One highlight of my time as Liverpool Law Society President was when we welcomed Baroness Hale of Richmond to deliver our Conkerton Memorial Lecture on the subject of the Independence of the Judiciary. Lady Hale is the most senior woman judge that we have ever had in England and Wales. She was recently named the fourth most powerful woman in the UK in a recent BBC poll –
During her time with us I found her to be both charming and down to earth as well as having an intellect the size on Mount Everest!
I mention her for two reasons; firstly because I am a shameless name dropper and secondly because she is the ideal person to speak on judicial diversity. We are rightly proud of our courts system but when it comes to diversity we are lagging well behind the rest. In a recent lecture Lady Hale has pointed out that, across Europe, the male/female split on the bench is close to 50/50. But in the UK the percentage of women is just 23% -
“England and Wales is fourth from the bottom, followed only by Azerbaijan, Scotland and Armenia".

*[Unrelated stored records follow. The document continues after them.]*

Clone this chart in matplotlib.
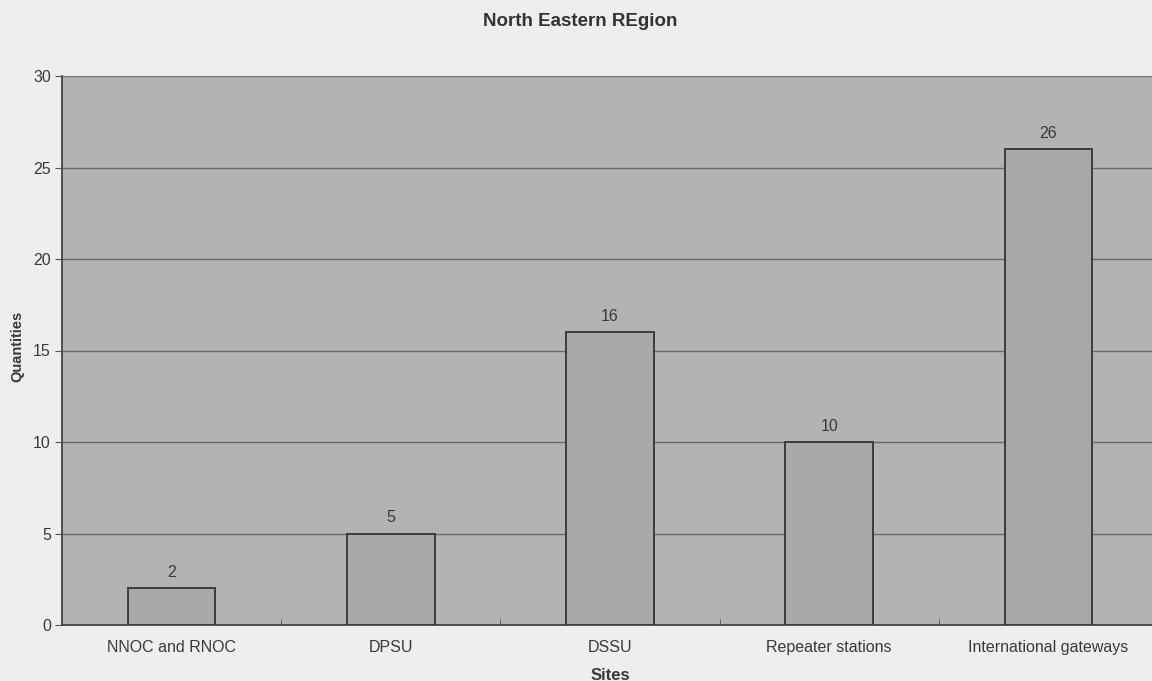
import matplotlib
matplotlib.use('Agg')
import matplotlib.pyplot as plt
import numpy as np

sites = ['NNOC and RNOC', 'DPSU', 'DSSU', 'Repeater stations', 'International gateways']
quantities = [2, 5, 16, 10, 26]
y_ticks = [0, 5, 10, 15, 20, 25, 30]

plt.rcParams['font.family'] = ['Liberation Sans', 'DejaVu Sans']
txt = '#3a3a3a'

fig = plt.figure(figsize=(11.52, 6.81), dpi=100, facecolor='#eeeeee')
ax = fig.add_axes([62/1152, 56/681, 1096/1152, 549/681])
ax.set_facecolor('#b3b3b3')

x = np.arange(len(sites))
bars = ax.bar(x, quantities, width=0.4, color='#a9a9a9', edgecolor='#3c3c3c', linewidth=1.4, zorder=3)
for b, v in zip(bars, quantities):
	ax.annotate(str(v), (b.get_x()+b.get_width()/2, v), xytext=(0, 6), textcoords='offset points',
		ha='center', va='bottom', fontsize=11.5, color=txt)

ax.set_xlim(-0.5, len(sites)-0.5)
ax.set_ylim(0, 30)
ax.set_yticks(y_ticks)
ax.set_yticklabels([str(t) for t in y_ticks], fontsize=11.5, color=txt)
ax.set_xticks(x)
ax.set_xticklabels(sites, fontsize=11.5, color=txt)
ax.tick_params(axis='x', length=0, pad=11)
ax.set_xticks(np.arange(0.5, len(sites)-0.5, 1), minor=True)
ax.tick_params(axis='x', which='minor', length=4, color='#555555', direction='in')
ax.tick_params(axis='y', length=5, color='#555555', pad=3)
ax.grid(axis='y', color='#6a6a6a', linewidth=1, zorder=1)
ax.set_axisbelow(True)

for s in ['left', 'bottom']:
	ax.spines[s].set_color('#444444'); ax.spines[s].set_linewidth(1.3)
ax.spines['top'].set_color('#777777'); ax.spines['top'].set_linestyle((0, (1, 1)))
ax.spines['right'].set_visible(False)

ax.set_xlabel('Sites', fontsize=12, fontweight='bold', color=txt, labelpad=9)
fig.text(17/1152, 1-346/681, 'Quantities', rotation=90, ha='center', va='center',
	fontsize=10.5, fontweight='bold', color=txt)
fig.text(580/1152, 1-21/681, 'North Eastern REgion', ha='center', va='center',
	fontsize=13.5, fontweight='bold', color='#333333')

plt.savefig('out.png', dpi=100, facecolor=fig.get_facecolor())
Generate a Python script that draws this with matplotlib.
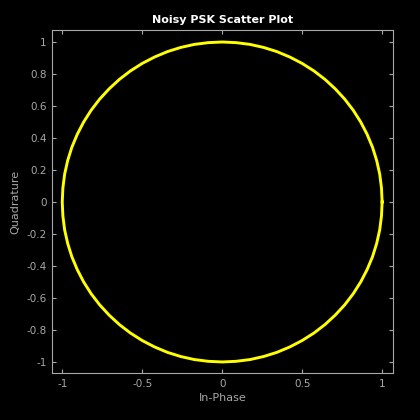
import matplotlib
matplotlib.use("Agg")
import matplotlib.pyplot as plt

# received symbols (in-phase / quadrature)
i_vals = [1.000, 0.996, 0.985, 0.966, 0.940, 0.906, 0.866, 0.819, 0.766, 0.707,
          0.643, 0.574, 0.500, 0.423, 0.342, 0.259, 0.174, 0.087, 0.000,
          -0.087, -0.174, -0.259, -0.342, -0.423, -0.500, -0.574, -0.643, -0.707,
          -0.766, -0.819, -0.866, -0.906, -0.940, -0.966, -0.985, -0.996, -1.000,
          -0.996, -0.985, -0.966, -0.940, -0.906, -0.866, -0.819, -0.766, -0.707,
          -0.643, -0.574, -0.500, -0.423, -0.342, -0.259, -0.174, -0.087, 0.000,
          0.087, 0.174, 0.259, 0.342, 0.423, 0.500, 0.574, 0.643, 0.707,
          0.766, 0.819, 0.866, 0.906, 0.940, 0.966, 0.985, 0.996, 1.000]
q_vals = [0.000, 0.087, 0.174, 0.259, 0.342, 0.423, 0.500, 0.574, 0.643, 0.707,
          0.766, 0.819, 0.866, 0.906, 0.940, 0.966, 0.985, 0.996, 1.000,
          0.996, 0.985, 0.966, 0.940, 0.906, 0.866, 0.819, 0.766, 0.707,
          0.643, 0.574, 0.500, 0.423, 0.342, 0.259, 0.174, 0.087, 0.000,
          -0.087, -0.174, -0.259, -0.342, -0.423, -0.500, -0.574, -0.643, -0.707,
          -0.766, -0.819, -0.866, -0.906, -0.940, -0.966, -0.985, -0.996, -1.000,
          -0.996, -0.985, -0.966, -0.940, -0.906, -0.866, -0.819, -0.766, -0.707,
          -0.643, -0.574, -0.500, -0.423, -0.342, -0.259, -0.174, -0.087, 0.000]
yticks = [-1, -0.8, -0.6, -0.4, -0.2, 0, 0.2, 0.4, 0.6, 0.8, 1]
ytick_labels = ["-1", "-0.8", "-0.6", "-0.4", "-0.2", "0", "0.2", "0.4", "0.6", "0.8", "1"]
xticks = [-1, -0.5, 0, 0.5, 1]
xtick_labels = ["-1", "-0.5", "0", "0.5", "1"]

grey = "#a8a8a8"

fig = plt.figure(figsize=(4.2, 4.2), dpi=100, facecolor="black")
ax = fig.add_axes([52 / 420, 47 / 420, 341 / 420, 343 / 420], facecolor="black")

ax.plot(i_vals, q_vals, color="#ffff00", linewidth=2.1, solid_joinstyle="round")

ax.set_xlim(-1.064, 1.068)
ax.set_ylim(-1.069, 1.075)
ax.set_xticks(xticks)
ax.set_xticklabels(xtick_labels)
ax.set_yticks(yticks)
ax.set_yticklabels(ytick_labels)

ax.tick_params(direction="in", length=3, width=0.8, colors=grey, labelsize=7.5,
               top=True, right=True, pad=4)
for s in ax.spines.values():
    s.set_color(grey)
    s.set_linewidth(0.8)

ax.set_xlabel("In-Phase", color=grey, fontsize=8, labelpad=3)
ax.set_ylabel("Quadrature", color=grey, fontsize=8, labelpad=4)
ax.set_title("Noisy PSK Scatter Plot", color="white", fontsize=8, fontweight="bold", pad=5)

fig.savefig("out.png", dpi=100, facecolor="black")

Other groups are even less well represented – only 4.5% of High Court judges are from an ethnic minority background. Lady Hale herself is the only woman in the Supreme Court - indeed she is the only woman there has ever been in that Court or its predecessor The House of Lords! One third of the US Supreme Court Justices are women.
We do of course need to ensure that the best people become the top judges. But we also need a judiciary which represents all of those in society. I have mentioned before that we need judges from as wide a grouping as possible. The male, pale and stale image is outdated and frankly embarrassing in a multicultural world.
Lady Hale has brought the possibility of positive discrimination back on to the agenda to ensure a balanced representation. I would agree that the time for such measures has probably arrived. That is not to say that there should be any lowering of standards but amongst those who are qualified to serve on the bench we should do all we can to balance out the numbers and catch up with the rest of the modern world.